Me permito, en este punto, contar una anécdota particular que ilustra este proceso de crecimiento institucional. En 2014 me reuní con Miguel Galuccio, entonces presidente de YPF. En aquel encuentro, surgió una inquietud de su parte: el país estaba formando muy pocos ingenieros en petróleo, una especialización cada vez más demandada en la Argentina. Con ese diagnóstico presente, empezamos a darle forma a lo que terminó siendo la nueva carrera en Ingeniería en Petróleo, creada en 2015. Hoy, siete años después de aquella innovación, la carrera de grado está evaluada entre las mejores 50 del mundo y este mes está entregándole el título a sus primeros cuatro graduados.

La anécdota resulta especialmente importante porque muestra un círculo virtuoso entre universidad, Estado y sector privado y grafica cómo la UBA, en los últimos años, logró renovarse y adaptarse al nuevo contexto, siempre con el objetivo de servir a los intereses y necesidades de su comunidad, sin cuyo esfuerzo y apoyo nada sería posible.

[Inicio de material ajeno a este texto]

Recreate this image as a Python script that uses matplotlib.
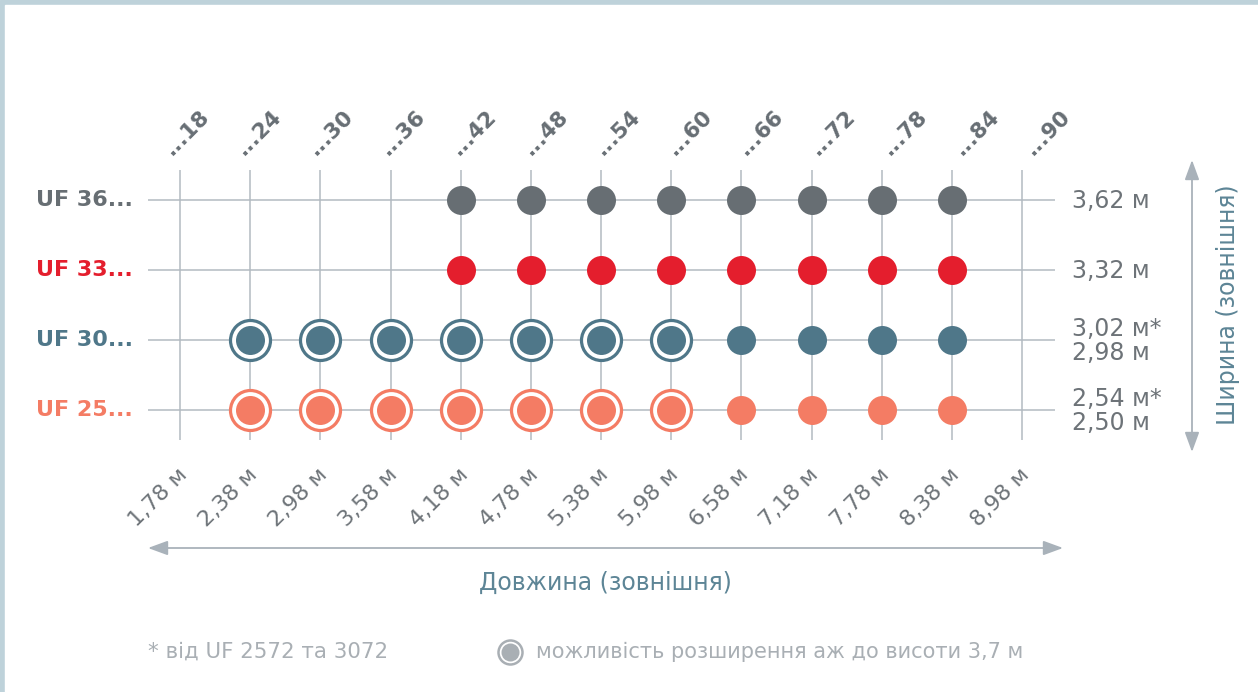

Desde 2014, la UBA inició una etapa de vertiginoso crecimiento institucional. Pudimos renovar la infraestructura edilicia, con la realización de obras emblemáticas como Cero+Infinito, el Centro de Protonterapia y la renovación integral de la totalidad de las Cátedras de Odontología y las nuevas sede de Filosofía y Letras y Psicología. Pudimos recuperar el prestigio internacional con la creación de nuevos centros de cooperación, la multiplicación de programas de movilidad para estudiantes, docentes e investigadores y la coordinación de alianzas de primer nivel académico como la Alianza U7+. Pudimos poner a la UBA al frente de las necesidades y demandas de nuestra sociedad con una actualización de nuestra oferta académica, que incluyó la modificación de 71 planes de estudio y la creación de 8 carreras de grado.

Esas políticas permitieron que la UBA sea hoy la única universidad pública, gratuita y masiva en el top 100 global. Estos logros son un motivo de orgullo colectivo porque representan, en esencia, los logros de la educación pública, un pilar fundamental del contrato social de los argentinos.